1.1.1778855131 | 2026-05-15

This release hardens the release path around package installability, signed asset manifests, Policy V2 settings, service reload behavior, debug reports, and release metadata. It keeps release-facing surfaces honest: Capsem ships .pkg and .deb artifacts with signed manifest checks, while the desktop self-updater and configured external policy hook dispatch remain deferred until their full runtime paths are wired and verified.

macOS .pkg and Linux .deb package flows now include signed manifest.json snapshots and all required host helper binaries. Setup, capsem update --assets, service startup, status, and doctor diagnostics use verified manifest loading so unsigned or invalid manifests fail loudly instead of silently downgrading asset verification. Release install E2E also starts from clean-checkout VM assets and repacks the Linux .deb in place, so CI installs the same package payload it validates. Linux app release jobs also install minisign before signing package payload manifests, so the signed-manifest packaging path is proved before publication.
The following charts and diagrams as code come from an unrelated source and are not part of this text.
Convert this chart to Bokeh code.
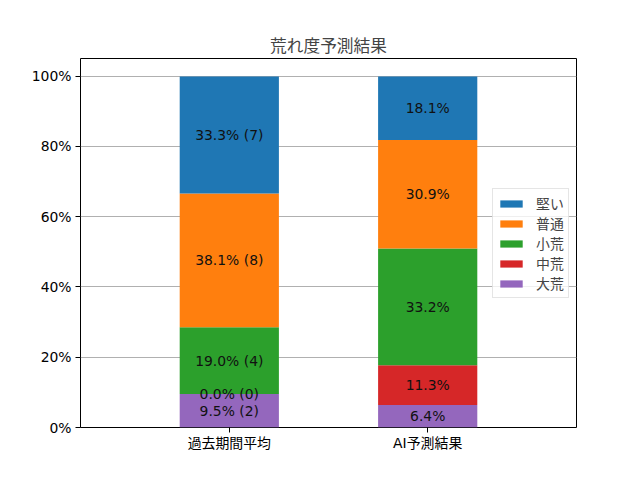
import numpy as np
from bokeh.plotting import figure
from bokeh.models import ColumnDataSource, Legend, LegendItem, FixedTicker, Range1d, Title
from bokeh.core.properties import value
from bokeh.embed import file_html
from bokeh.resources import INLINE

categories = ["過去期間平均", "AI予測結果"]
series = ["大荒", "中荒", "小荒", "普通", "堅い"]
colors = ["#9467bd", "#d62728", "#2ca02c", "#ff7f0e", "#1f77b4"]
past_pct = [9.5, 0.0, 19.0, 38.1, 33.3]
past_count = [2, 0, 4, 8, 7]
ai_pct = [6.4, 11.3, 33.2, 30.9, 18.1]
y_ticks = [0, 20, 40, 60, 80, 100]

FONT = "DejaVu Sans, Noto Sans CJK JP"

p = figure(width=640, height=480, output_backend="svg", toolbar_location=None,
           x_range=Range1d(-0.75, 1.75), y_range=Range1d(0, 105),
           min_border_left=80, min_border_right=64, min_border_top=58, min_border_bottom=53)
p.title = None
p.add_layout(Title(text="荒れ度予測結果", align="center", text_font=FONT,
                   text_font_size="16.7px", text_font_style="normal", standoff=6), "above")

xs = [0, 1]
data = {"x": xs}
for i, s in enumerate(series):
    data[s] = [past_pct[i], ai_pct[i]]
src = ColumnDataSource(data)
rends = p.vbar_stack(series, x="x", width=0.5, source=src, color=colors, line_color=None)

# labels
lx, ly, lt = [], [], []
for j, pct in enumerate([past_pct, ai_pct]):
    arr = np.array(pct)
    tops = np.cumsum(arr)
    mids = tops - arr / 2
    for i in range(len(series)):
        lx.append(xs[j])
        ly.append(mids[i])
        if j == 0:
            lt.append(f"{pct[i]:.1f}% ({past_count[i]})")
        else:
            lt.append(f"{pct[i]:.1f}%")
p.text(x=lx, y=ly, text=lt, text_align="center", text_baseline="middle",
       text_font=value(FONT), text_font_size="13.9px", text_color="#111111")

items = [LegendItem(label=series[i], renderers=[rends[i]]) for i in reversed(range(len(series)))]
legend = Legend(items=items, location=(412, 129), label_text_font=FONT,
                label_text_font_size="13.9px", glyph_width=28, glyph_height=9,
                label_height=14, label_standoff=11, spacing=0, padding=4, margin=0,
                border_line_color="#cccccc", background_fill_alpha=0.8)
p.add_layout(legend, "center")

p.xaxis.ticker = FixedTicker(ticks=xs)
p.xaxis.major_label_overrides = {xs[i]: categories[i] for i in range(len(xs))}
p.yaxis.ticker = FixedTicker(ticks=y_ticks)
p.yaxis.major_label_overrides = {t: f"{t}%" for t in y_ticks}
for ax in [p.xaxis[0], p.yaxis[0]]:
    ax.axis_line_color = None
    ax.major_tick_in = 0
    ax.major_tick_out = 5
    ax.minor_tick_line_color = None
    ax.major_tick_line_color = "black"
    ax.major_label_text_font = FONT
    ax.major_label_text_font_size = "13.9px"
    ax.major_label_text_color = "black"
    ax.major_label_standoff = 4
p.xaxis.major_label_standoff = 2
p.xgrid.grid_line_color = None
p.ygrid.grid_line_color = "#b0b0b0"
p.ygrid.grid_line_width = 1
p.outline_line_color = "black"
p.outline_line_alpha = 1
p.outline_line_width = 1

open("out.html", "w").write(file_html(p, INLINE))
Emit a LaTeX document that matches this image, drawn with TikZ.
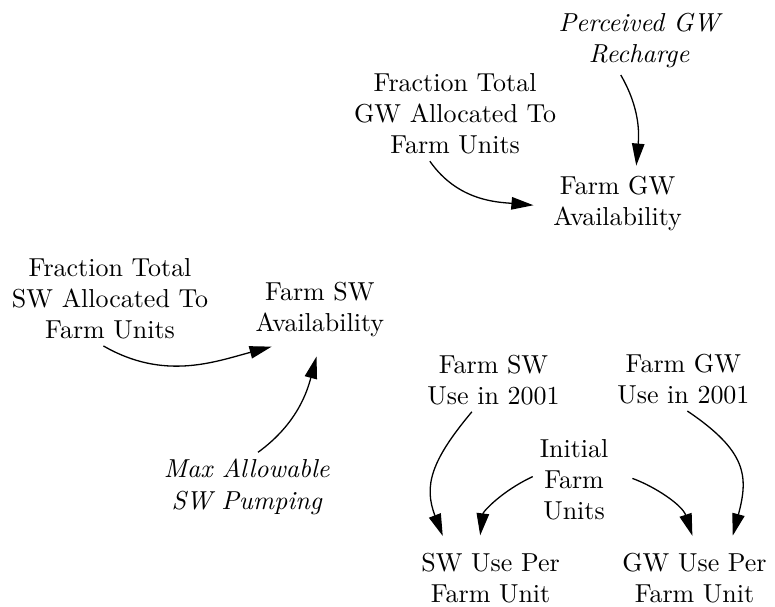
\documentclass[tikz,border=0pt]{standalone}
\usetikzlibrary{arrows.meta}

\begin{document}
\begin{tikzpicture}[
        var/.style={align=center, inner sep=2.5pt},
        shadowvar/.style={var, font=\itshape},
        link/.style={-{Triangle[length=8.5pt, width=4.8pt]}, line width=0.5pt, shorten >=4pt}
    ]
        \useasboundingbox (0,0) rectangle (10.49,8.21);

        % groundwater part
        \node[shadowvar] (perc) at (8.65, 7.66) {Perceived GW\\Recharge};
        \node[var] (fgwfrac) at (6.16, 6.67) {Fraction Total\\GW Allocated To\\Farm Units};
        \node[var] (fgw) at (8.36, 5.45) {Farm GW\\Availability};

        % surface water part
        \node[var] (fswfrac) at (1.49, 4.17) {Fraction Total\\SW Allocated To\\Farm Units};
        \node[var] (fsw) at (4.33, 4.02) {Farm SW\\Availability};
        \node[shadowvar] (maxsw) at (3.34, 1.62) {Max Allowable\\SW Pumping};

        % use per farm unit
        \node[var] (swuse) at (6.68, 3.07) {Farm SW\\Use in 2001};
        \node[var] (gwuse) at (9.25, 3.08) {Farm GW\\Use in 2001};
        \node[var] (initfu) at (7.77, 1.72) {Initial\\Farm\\Units};
        \node[var] (swper) at (6.64, 0.39) {SW Use Per\\Farm Unit};
        \node[var] (gwper) at (9.40, 0.39) {GW Use Per\\Farm Unit};

        % draw arrows
        \draw[link, shorten >=1.5pt] (perc.-118) to[out=-60, in=85] (fgw.62);
        \draw[link, shorten >=5pt] (fgwfrac.-118) to[out=-55, in=175] (fgw.182);
        \draw[link] (fswfrac.-98) to[out=-30, in=195] (fsw.-138);
        \draw[link, shorten >=5pt] (maxsw.72) to[out=36, in=-105] (fsw.south);
        \draw[link] (swuse.-124) to[out=-130, in=111, looseness=1.2] (swper.144);
        \draw[link] (initfu.176) to[out=205, in=83] (swper.110);
        \draw[link, shorten <=7pt] (initfu.10) to[out=-20, in=108] (gwper.88);
        \draw[link] (gwuse.-83) to[out=-34, in=75, looseness=1.3] (gwper.42);

    \end{tikzpicture}
\end{document}
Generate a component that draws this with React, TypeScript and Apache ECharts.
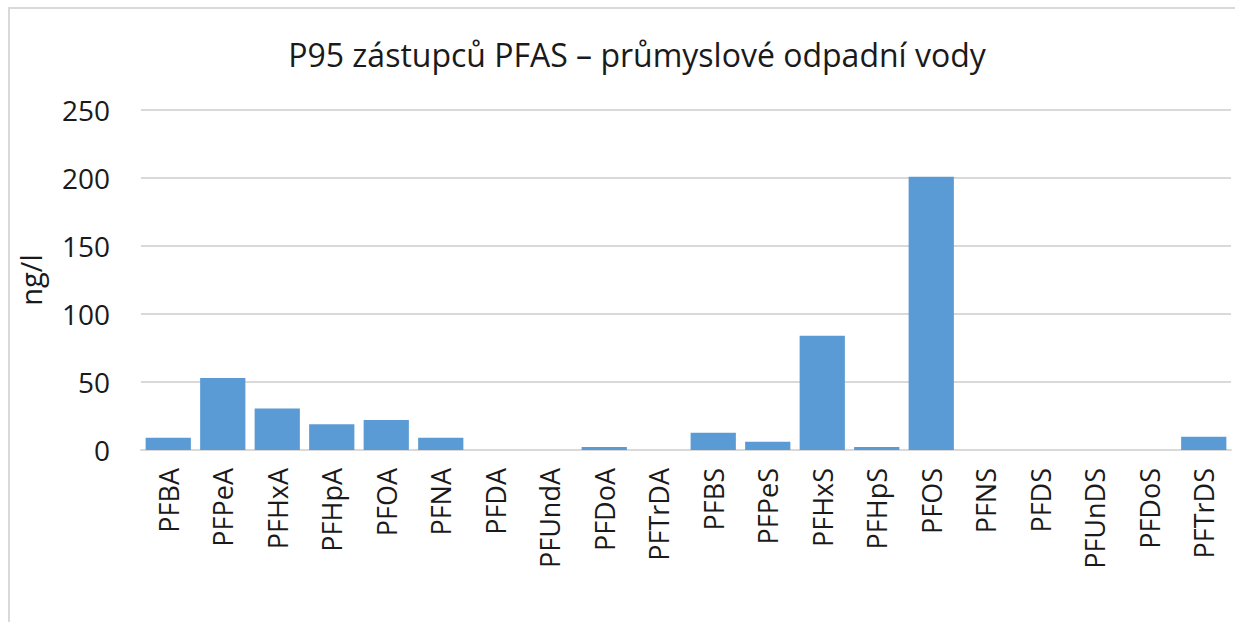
import React, { useEffect, useRef } from "react";
import * as echarts from "echarts";

const categories = [
  "PFBA", "PFPeA", "PFHxA", "PFHpA", "PFOA", "PFNA", "PFDA", "PFUndA", "PFDoA", "PFTrDA",
  "PFBS", "PFPeS", "PFHxS", "PFHpS", "PFOS", "PFNS", "PFDS", "PFUnDS", "PFDoS", "PFTrDS",
];
const values = [9, 53, 30.5, 19, 22, 9, 0, 0, 2.2, 0, 12.7, 6, 84, 2.2, 201, 0, 0, 0, 0, 9.8];
const yTicks = [0, 50, 100, 150, 200, 250];
const titleText = "P95 zástupců PFAS – průmyslové odpadní vody";
const yName = "ng/l";

const FONT = "'Open Sans', sans-serif";

export default function App() {
  const ref = useRef<HTMLDivElement>(null);
  useEffect(() => {
    document.body.style.margin = "0";
    const chart = echarts.init(ref.current!, undefined, { renderer: "svg" });
    chart.setOption({
      animation: false,
      backgroundColor: "#ffffff",
      graphic: [
        {
          type: "rect",
          shape: { x: 9, y: 8, width: 1300, height: 700 },
          style: { fill: "none", stroke: "#d9d9d9", lineWidth: 2 },
          silent: true,
        },
      ],
      title: {
        text: titleText,
        left: 632,
        top: 33,
        textAlign: "center",
        textStyle: { fontFamily: FONT, fontSize: 32, fontWeight: "normal", color: "#1a1a1a" },
      },
      grid: { left: 141, right: 4, top: 110, bottom: 172, containLabel: false },
      xAxis: {
        type: "category",
        data: categories,
        axisTick: { show: false },
        axisLine: { lineStyle: { color: "#d9d9d9", width: 2 } },
        axisLabel: {
          rotate: 90,
          margin: 18,
          interval: 0,
          fontFamily: FONT,
          fontSize: 27,
          color: "#1a1a1a",
        },
      },
      yAxis: {
        type: "value",
        min: yTicks[0],
        max: yTicks[yTicks.length - 1],
        interval: 50,
        name: yName,
        nameLocation: "middle",
        nameGap: 96,
        nameRotate: 90,
        nameTextStyle: { fontFamily: FONT, fontSize: 29, color: "#1a1a1a" },
        axisLine: { show: false },
        axisTick: { show: false },
        splitLine: { lineStyle: { color: "#d9d9d9", width: 2 } },
        axisLabel: { margin: 31, fontFamily: FONT, fontSize: 28, color: "#1a1a1a" },
      },
      series: [
        {
          type: "bar",
          data: values,
          barCategoryGap: "17%",
          itemStyle: { color: "#5b9bd5" },
        },
      ],
    });
    return () => chart.dispose();
  }, []);
  return <div ref={ref} style={{ width: 1235, height: 622 }} />;
}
capsem debug now emits a structured capsem.debug.v1 report for local install diagnosis, and install status capture keeps typed setup, service, asset, saved-VM, and helper-binary failures visible. These reports are designed for release support: they preserve the useful state without dumping secret environment values.

Release preflight checks validate the manifest signing key, keep Linux package publication release-blocking, and include the signed manifest plus boot assets in provenance. VM asset manifests use consistent same-day patch selection and canonical rootfs validation before publication. just cut-release prepares a local release commit and tag only; publishing now requires deliberate manual pushes of main and the immutable tag before watching the tag workflow.

The Settings UI can stage, review, import, generate, rename, delete, save, and export named Policy V2 rules without hiding pending changes. Unsupported hook rules and non-shipping runtime surfaces are hidden or rejected for this release, including new policy.hook.* writes.

Settings reload failures now return structured saved-but-not-applied state, including affected session IDs. The UI keeps a retry banner until reload succeeds, settings change again, or all affected sessions stop.

Policy Hook Spec0 remains shipped as infrastructure: the OpenAPI contract, hardened client, fail-closed validation, and audit-row machinery are available for future integration work. Configured external hook dispatch is not exposed as a shipped settings/UI/runtime surface in this release.